Hobbes held that men were by nature self-interested, but that in state societies it serves the self-interest of all for all to agree upon rule of law such that all lay down their right to harm others in exchange for the same from them. I would hold that it is not quite so individual a self-interest that is essential in us as Hobbes would propose; I would hold that humans do not constantly say, "I against all these others--we are at odds" but rather "We against our enemies--we are at odds." That is, humans are not self-interested; they are clan-interested. Men and women are capable of incredible heroics and can and often do die for not only intimate friends, but for things like their nation or others with which they have no personal connection beyond a strong loyal feeling. In our tribes we were certainly at odds with--or if not at odds at least we had no need to care about--the other tribes that were either dangerous to us or at the least contributed nothing to our welfare. I believe that since then this phenomenon of "we are more important than those others" has made us incredibly more sympathetic to anyone we seem to be grouped together with than people outside that group. On the one hand, the tribal life demanded we be heroic at times and even die for the others of our tribe; we must have developed a strong sympathy with them. On the other hand, either we had a need to be absolutely cruel to those of alien clans and tribes, or in the least we had no reason to love them: after all, clans didn't contribute to the welfare of one another, if they did no harm.

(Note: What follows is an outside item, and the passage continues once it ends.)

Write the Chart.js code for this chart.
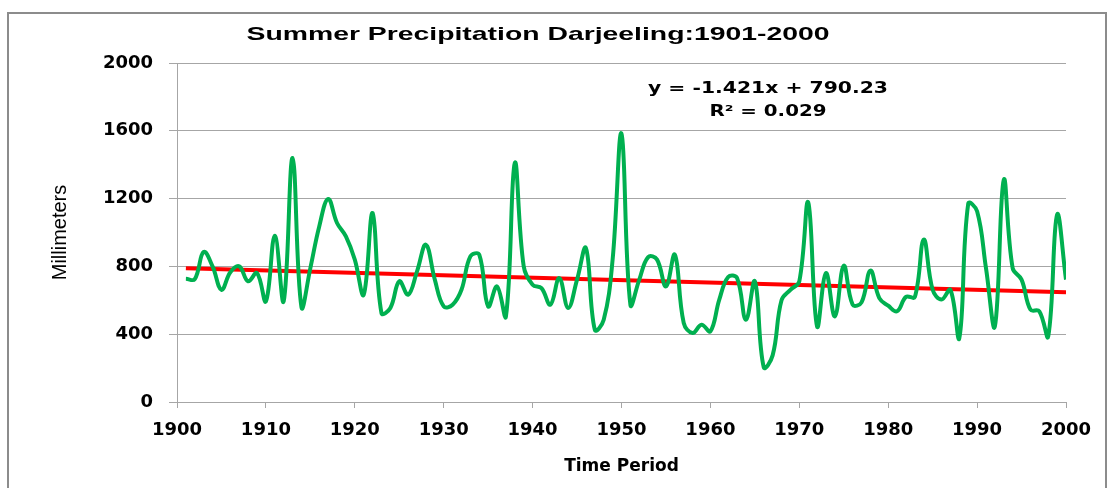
<!DOCTYPE html>
<html>
<head>
<meta charset="utf-8">
<script src="https://cdn.jsdelivr.net/npm/chart.js@4.4.1/dist/chart.umd.min.js"></script>
<style>
  body { margin: 0; background: #fff; overflow: hidden; }
  #wrap { position: relative; width: 1110px; height: 488px; }
  #frame { position: absolute; left: 7px; top: 12px; width: 1096px; height: 600px; border: 2px solid #8c8c8c; }
  #chart { position: absolute; left: 0; top: 0; }
</style>
</head>
<body>
<div id="wrap">
  <div id="frame"></div>
  <canvas id="chart" width="1110" height="488"></canvas>
</div>
<script>
// summer precipitation, Darjeeling, 1901-2000 (mm)
const years = [];
for (let y = 1901; y <= 2000; y++) years.push(y);

const rainfall = [
  727, 725, 885, 800, 662, 765, 800, 712, 761, 594,
  981, 594, 1440, 560, 790, 1036, 1198, 1056, 977, 840,
  633, 1115, 525, 555, 712, 633, 771, 928, 722, 564,
  574, 662, 859, 869, 564, 682, 505, 1410, 800, 692,
  672, 574, 731, 555, 722, 908, 426, 485, 840, 1583,
  574, 722, 855, 840, 682, 869, 466, 407, 456, 417,
  604, 737, 731, 485, 712, 205, 275, 600, 662, 712,
  1178, 446, 761, 505, 804, 574, 588, 775, 613, 568,
  535, 620, 620, 958, 662, 604, 662, 377, 1170, 1125,
  790, 446, 1311, 790, 722, 545, 535, 387, 1105, 722
];

// trend line as printed on the chart: y = -1.421x + 790.23 (x = 1..100)
const trendSlope = -1.421;
const trendIntercept = 790.23;
const trendLabel = ['y = -1.421x + 790.23', 'R\u00b2 = 0.029'];

const xTicks = [1900, 1910, 1920, 1930, 1940, 1950, 1960, 1970, 1980, 1990, 2000];
const yTicks = [0, 400, 800, 1200, 1600, 2000];

const chartTitle = 'Summer Precipitation Darjeeling:1901-2000';

const rainPoints = years.map((yr, i) => ({ x: yr, y: rainfall[i] }));
const trendPoints = [
  { x: years[0], y: trendSlope * 1 + trendIntercept },
  { x: years[years.length - 1], y: trendSlope * years.length + trendIntercept }
];

const gridGray = '#a6a6a6';

// draws text squeezed/stretched to a given width (the source image is stretched sideways)
function drawWide(ctx, text, cx, cy, width, font) {
  ctx.save();
  ctx.font = font;
  ctx.fillStyle = '#000';
  ctx.textAlign = 'center';
  ctx.textBaseline = 'middle';
  const w = ctx.measureText(text).width;
  ctx.translate(cx, cy);
  ctx.scale(width / w, 1);
  ctx.fillText(text, 0, 0);
  ctx.restore();
}

const textPlugin = {
  id: 'textPlugin',
  afterDraw(chart) {
    const ctx = chart.ctx;
    drawWide(ctx, chartTitle, 538, 35, 583, 'bold 19px "Liberation Sans"');
    drawWide(ctx, trendLabel[0], 768, 89, 240, 'bold 15px "DejaVu Sans"');
    drawWide(ctx, trendLabel[1], 768, 112, 117, 'bold 15px "DejaVu Sans"');
  }
};

const ctx = document.querySelector('#chart');

const statsChart = new Chart(ctx, {
  type: 'line',
  data: {
    datasets: [
      {
        label: 'Summer precipitation',
        data: rainPoints,
        borderColor: '#00b050',
        borderWidth: 4,
        pointRadius: 0,
        tension: 0.4,
        fill: false
      },
      {
        label: 'Linear trend',
        data: trendPoints,
        borderColor: '#ff0000',
        borderWidth: 4,
        pointRadius: 0,
        tension: 0,
        fill: false
      }
    ]
  },
  options: {
    responsive: false,
    animation: false,
    devicePixelRatio: 1,
    layout: { padding: { top: 63, right: 44, bottom: 0, left: 0 } },
    plugins: {
      legend: { display: false },
      tooltip: { enabled: false },
      title: { display: false }
    },
    scales: {
      x: {
        type: 'linear',
        min: 1900,
        max: 2000,
        afterBuildTicks: s => { s.ticks = xTicks.map(v => ({ value: v })); },
        afterFit: s => { s.height = 86; },
        ticks: {
          callback: v => String(v),
          color: '#000',
          padding: 12,
          maxRotation: 0,
          font: { family: 'DejaVu Sans', weight: 'bold', size: 18 }
        },
        grid: { drawOnChartArea: false, drawTicks: true, tickLength: 6, color: gridGray },
        border: { display: true, color: gridGray },
        title: {
          display: true,
          text: 'Time Period',
          color: '#000',
          padding: { top: 0, bottom: 11 },
          font: { family: 'DejaVu Sans', weight: 'bold', size: 17 }
        }
      },
      y: {
        min: 0,
        max: 2000,
        afterBuildTicks: s => { s.ticks = yTicks.map(v => ({ value: v })); },
        afterFit: s => { s.width = 177; },
        ticks: {
          callback: v => String(v),
          color: '#000',
          padding: 16,
          font: { family: 'DejaVu Sans', weight: 'bold', size: 18 }
        },
        grid: { color: gridGray, tickLength: 8 },
        border: { display: true, color: gridGray },
        title: {
          display: true,
          text: 'Millimeters',
          color: '#000',
          padding: { top: 48, bottom: 0 },
          font: { family: 'Liberation Sans', size: 20 }
        }
      }
    }
  },
  plugins: [textPlugin]
});
</script>
</body>
</html>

This has been transformed through history and down to our day, into just one of the thousands of side effects of evolution that have come with the development of the human brain. Now, we still say, "Us and them; we and these others: we are not the same." Now we group into races, religions, nations and so on. Again, this "us and them" mentality is manifested with incredible variety and in varying degrees in all of us. It varies from xenophobic racists who do not recognize the right of anyone who looks different from them to live, to a very mild preference for Americans over foreigners in sympathy. If anyone says he or she has absolutely zero xenophobic tendencies in all his or her psyche, just ask yourself whether you are more dismayed (assuming you are American) at some disaster in America than an equal or greater one elsewhere. How many Americans wept on September 11, versus when they heard the news of the South Asian tsunami? And why is it that whenever some disaster happens anywhere in the world, even if 3 out of the 400 killed are Americans, the American news always takes note of that fact?

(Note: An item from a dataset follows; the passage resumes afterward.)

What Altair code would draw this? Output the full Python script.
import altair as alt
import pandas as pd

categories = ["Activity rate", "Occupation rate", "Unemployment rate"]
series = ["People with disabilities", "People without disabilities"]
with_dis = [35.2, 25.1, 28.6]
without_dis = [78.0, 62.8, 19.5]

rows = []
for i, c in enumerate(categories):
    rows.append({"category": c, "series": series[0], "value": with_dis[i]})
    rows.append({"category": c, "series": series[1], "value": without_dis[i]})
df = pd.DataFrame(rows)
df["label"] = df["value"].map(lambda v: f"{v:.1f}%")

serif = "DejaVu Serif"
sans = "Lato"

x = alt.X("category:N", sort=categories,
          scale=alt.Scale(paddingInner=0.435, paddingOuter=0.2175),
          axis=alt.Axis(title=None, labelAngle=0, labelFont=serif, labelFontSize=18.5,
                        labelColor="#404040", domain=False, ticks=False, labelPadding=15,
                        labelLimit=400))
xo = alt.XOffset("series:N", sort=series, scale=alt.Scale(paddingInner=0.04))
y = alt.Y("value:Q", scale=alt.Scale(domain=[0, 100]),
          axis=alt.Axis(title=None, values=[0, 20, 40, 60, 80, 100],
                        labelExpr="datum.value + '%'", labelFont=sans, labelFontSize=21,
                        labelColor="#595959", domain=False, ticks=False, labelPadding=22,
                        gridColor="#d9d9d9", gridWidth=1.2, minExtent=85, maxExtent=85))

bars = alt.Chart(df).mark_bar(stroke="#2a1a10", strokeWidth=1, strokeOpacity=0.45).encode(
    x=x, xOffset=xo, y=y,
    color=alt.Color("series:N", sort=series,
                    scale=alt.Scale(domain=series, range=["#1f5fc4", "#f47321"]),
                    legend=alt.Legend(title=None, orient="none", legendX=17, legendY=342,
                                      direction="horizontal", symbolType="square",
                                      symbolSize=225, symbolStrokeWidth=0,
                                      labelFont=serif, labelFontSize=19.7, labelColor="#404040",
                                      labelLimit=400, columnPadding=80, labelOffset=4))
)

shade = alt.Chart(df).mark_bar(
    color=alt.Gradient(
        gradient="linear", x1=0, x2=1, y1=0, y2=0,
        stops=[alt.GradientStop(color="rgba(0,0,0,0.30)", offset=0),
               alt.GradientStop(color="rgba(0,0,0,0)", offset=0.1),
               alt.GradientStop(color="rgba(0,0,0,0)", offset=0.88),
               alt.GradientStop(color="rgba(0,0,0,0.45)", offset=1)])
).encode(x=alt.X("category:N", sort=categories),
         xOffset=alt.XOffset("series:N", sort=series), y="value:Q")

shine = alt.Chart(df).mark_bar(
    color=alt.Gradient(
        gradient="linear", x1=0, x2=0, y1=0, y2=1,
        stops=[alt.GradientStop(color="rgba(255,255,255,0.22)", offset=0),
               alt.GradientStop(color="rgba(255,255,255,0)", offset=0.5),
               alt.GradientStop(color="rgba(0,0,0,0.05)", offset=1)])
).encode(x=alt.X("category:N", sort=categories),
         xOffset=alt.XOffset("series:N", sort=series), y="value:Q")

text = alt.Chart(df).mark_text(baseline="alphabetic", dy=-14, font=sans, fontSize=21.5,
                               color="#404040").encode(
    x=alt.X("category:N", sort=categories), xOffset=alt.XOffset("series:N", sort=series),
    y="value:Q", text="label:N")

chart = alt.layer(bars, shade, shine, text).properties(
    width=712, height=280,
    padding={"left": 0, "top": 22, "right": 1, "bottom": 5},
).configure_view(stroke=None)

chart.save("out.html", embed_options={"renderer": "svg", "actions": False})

Thus, I would differ from Hobbes in his emphasis on individual self-interest being essential to human nature, but if we apply it to group-self-interest, I think that he was right. I would propose that when we first began to gather into city-state societies and erect rulers over us who would be the arbiters between us, law and law enforcement, and so on, this functioned precisely upon Hobbesian lines. It was beneficial and rational for all to "agree" (only after a manner of speaking, and not literal explicit agreement) not to murder or rob or attack any other in exchange for the others doing the same. The whole city-state then began to internally be identified as a new "us" after the manner of tribes in the past, its members being more important to its members than those of any other city-state or group. Any tragedy happening to foreigners bothered people much less than one happening to members of one's own city, even when these were never known personally and had never been met.

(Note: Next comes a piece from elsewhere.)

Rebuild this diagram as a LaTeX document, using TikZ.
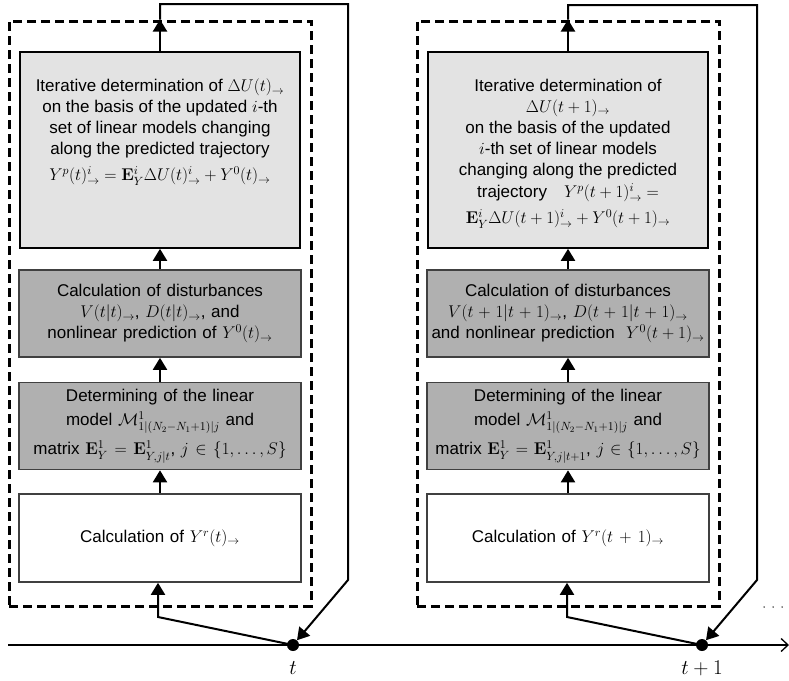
\RequirePackage{fix-cm}
\documentclass[tikz,border=0pt]{standalone}
\usepackage{amsmath,amssymb}
\usepackage[no-math]{fontspec}
\setmainfont{Liberation Sans}
\usetikzlibrary{arrows.meta}

\begin{document}
\begin{tikzpicture}
  [x=1pt,y=1pt,
   every node/.style={font=\fontsize{17}{21}\selectfont},
   topbox/.style={rectangle,draw=black,line width=1.6pt,fill=gray!22,inner sep=0pt},
   box/.style={rectangle,line width=1.6pt,minimum width=282pt,inner sep=0pt,
     text width=280pt,align=center},
   midbox/.style={box,draw=black!75,fill=black!31,minimum height=87pt},
   lowbox/.style={box,draw=black!75,fill=white,minimum height=88pt},
   stageframe/.style={rectangle,draw=black,line width=3pt,dash pattern=on 9pt off 5pt,
     minimum width=302pt,minimum height=585pt,inner sep=0pt},
   dot/.style={circle,fill=black,inner sep=0pt,minimum size=12pt},
   flow/.style={line width=2pt,-{Triangle[length=12pt,width=14pt]}},
   tlabel/.style={font=\fontsize{21}{24}\selectfont}]
\useasboundingbox (0,0) rectangle (789,-680);

% dashed frames
\node (fr1)[stageframe] at (160,-313.5) {};
\node (fr2)[stageframe] at (568,-313.5) {};

% column t
\node (ite1)[topbox] at (160,-150) {\parbox[c][196pt][t]{280pt}{\centering\vspace*{27pt}%
  Iterative determination of $\Delta U(t)_{\rightarrow}$\\
  on the basis of the updated $i$-th\\
  set of linear models changing\\
  along the predicted trajectory\\[5pt]
  $Y^{p}(t)^{i}_{\rightarrow}=\mathbf{E}^{i}_{Y}\Delta U(t)^{i}_{\rightarrow}+Y^{0}(t)_{\rightarrow}$}};
\node (dis1)[midbox] at (160,-313.5) {Calculation of disturbances\\
  $V(t|t)_{\rightarrow}$, $D(t|t)_{\rightarrow}$, and\\
  nonlinear prediction of $Y^{0}(t)_{\rightarrow}$};
\node (det1)[midbox] at (160,-426) {Determining of the linear\\[3pt]
  model $\mathcal{M}^{1}_{1|(N_2-N_1+1)|j}$ and\\[6pt]
  matrix $\mathbf{E}^{1}_{Y}=\mathbf{E}^{1}_{Y,j|t}$,\ $j\in\{1,\ldots,S\}$};
\node (cal1)[lowbox] at (160,-538) {Calculation of $Y^{r}(t)_{\rightarrow}$};

% column t+1
\node (ite2)[topbox] at (568,-150) {\parbox[c][196pt][t]{280pt}{\centering\vspace*{27pt}%
  Iterative determination of\\
  $\Delta U(t+1)_{\rightarrow}$\\
  on the basis of the updated\\
  $i$-th set of linear models\\
  changing along the predicted\\[1pt]
  trajectory\quad$Y^{p}(t+1)^{i}_{\rightarrow}=$\\[5pt]
  $\mathbf{E}^{i}_{Y}\Delta U(t+1)^{i}_{\rightarrow}+Y^{0}(t+1)_{\rightarrow}$}};
\node (dis2)[midbox] at (568,-313.5) {Calculation of disturbances\\
  $V(t+1|t+1)_{\rightarrow}$, $D(t+1|t+1)_{\rightarrow}$\\
  and nonlinear prediction\ \ $Y^{0}(t+1)_{\rightarrow}$};
\node (det2)[midbox] at (568,-426) {Determining of the linear\\[3pt]
  model $\mathcal{M}^{1}_{1|(N_2-N_1+1)|j}$ and\\[6pt]
  matrix $\mathbf{E}^{1}_{Y}=\mathbf{E}^{1}_{Y,j|t+1}$,\ $j\in\{1,\ldots,S\}$};
\node (cal2)[lowbox] at (568,-538) {Calculation of $Y^{r}(t+1)_{\rightarrow}$};

% time axis
\coordinate (ax0) at (8,-645);
\coordinate (ax1) at (789,-645);
\draw[line width=1.3pt,-{Straight Barb[length=7pt,width=13pt]}] (ax0) -- (ax1);
\node (d1)[dot] at (293,-645) {};
\node (d2)[dot] at (702,-645) {};
\node (tl1)[tlabel] at (293,-668) {$t$};
\node (tl2)[tlabel] at (702,-668) {$t+1$};
\draw[line width=1.5pt,line cap=round,dash pattern=on 0pt off 9pt] (764,-607) -- (789,-607);

\foreach \from/\to in {cal1/det1,det1/dis1,dis1/ite1,cal2/det2,det2/dis2,dis2/ite2}
    \draw[flow] (\from) -- (\to);

% feedback loops
\coordinate (b1) at (158,-617);
\coordinate (b2) at (567,-617);
\draw[flow] (ite1.north) -- (ite1 |- fr1.north);
\draw[flow] (ite2.north) -- (ite2 |- fr2.north);
\draw[flow] (ite1 |- fr1.north) |- (348,-4) -- (348,-580) -- (d1);
\draw[flow] (ite2 |- fr2.north) |- (757,-5) -- (757,-580) -- (d2);
\draw[flow] (d1.center) -- (b1) -- (b1 |- cal1.south);
\draw[flow] (d2.center) -- (b2) -- (b2 |- cal2.south);
\end{tikzpicture}
\end{document}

The Hobbesian model makes sense and is a good account of the function of the city-state and all societies with any governmental authority, according to its ability to meet the needs of the people under the social contract with minimal damaging conflict between them. Perhaps it was not till the Enlightenment that such a social contract theory came about explicitly, but to say these ideas were not just under the surface of the prohibitions of murder, theft and fraud in the ancient world is to say people knew nothing of deductive logic before Aristotle. Had ancient Macedonia considered making murder or robbery legal, the first thought on all the people's minds would be, "But if the king won't prohibit that, what if these others do it to me?" This is one way in which our rational nature has overcome the aggression-drive that is essential to us. It matters not whether it was mostly conscious or mostly unconscious reasoning that brought it about. For reason does indeed happen unconsciously. Cultures have always adjusted themselves to circumstances in a very rational way, and it has always been and continues to be an unconscious adjustment. Conscious "social engineering" is a new practice and it hardly has any effectiveness in impacting a large portion of any culture, nor impacting it to a large degree, at least in free societies. But still, cultures adapt to change and circumstance in an undeniably rational way, while no discussion about what beliefs need to be spread throughout the culture go on to a very large extent. It seems the culture senses what it needs and people start to believe what will work without anyone deciding what this is consciously, at least for the most part. This is not exactly some inexplicable mystery nor even very unusual; in fact what would be unusual would be for us to be so rational on the conscious level and not be so also in the unconscious.
(For simplicity, I shall henceforth use the terms "nation" and "national" to mean any culture with an authoritative government, from small city-state on up to nation states, and the term "international" to describe the dynamics of any external interaction between such.)
But as much as reason has solved the problems that the aggression-drive ought to cause when we left the tribal mode and formed nations, reason can only do so much. The rise of nations is the beginning of history, and the interactions between those nations and the brutality that has always accompanied them are the problem of history. The problem of history is as old as history, but we have made little progress against it. Indeed, while our technology has soared to unbelievable accomplishments, the problem of history seems at best to have been little impacted by all our efforts to solve it. I think it is clear, given the century just past, that the problem of history has become augmented to an incredible degree and is the only problem facing humans that we have had nil success at handling. Wars are as old as nations themselves, and people have always known they are the worst thing that has ever befallen our race. But no matter how bad war is, no matter if it is the one thing that has done us the most damage by far in all the world, no matter what we accomplish in all other endeavors, we are unable to effectively solve this problem in the slightest.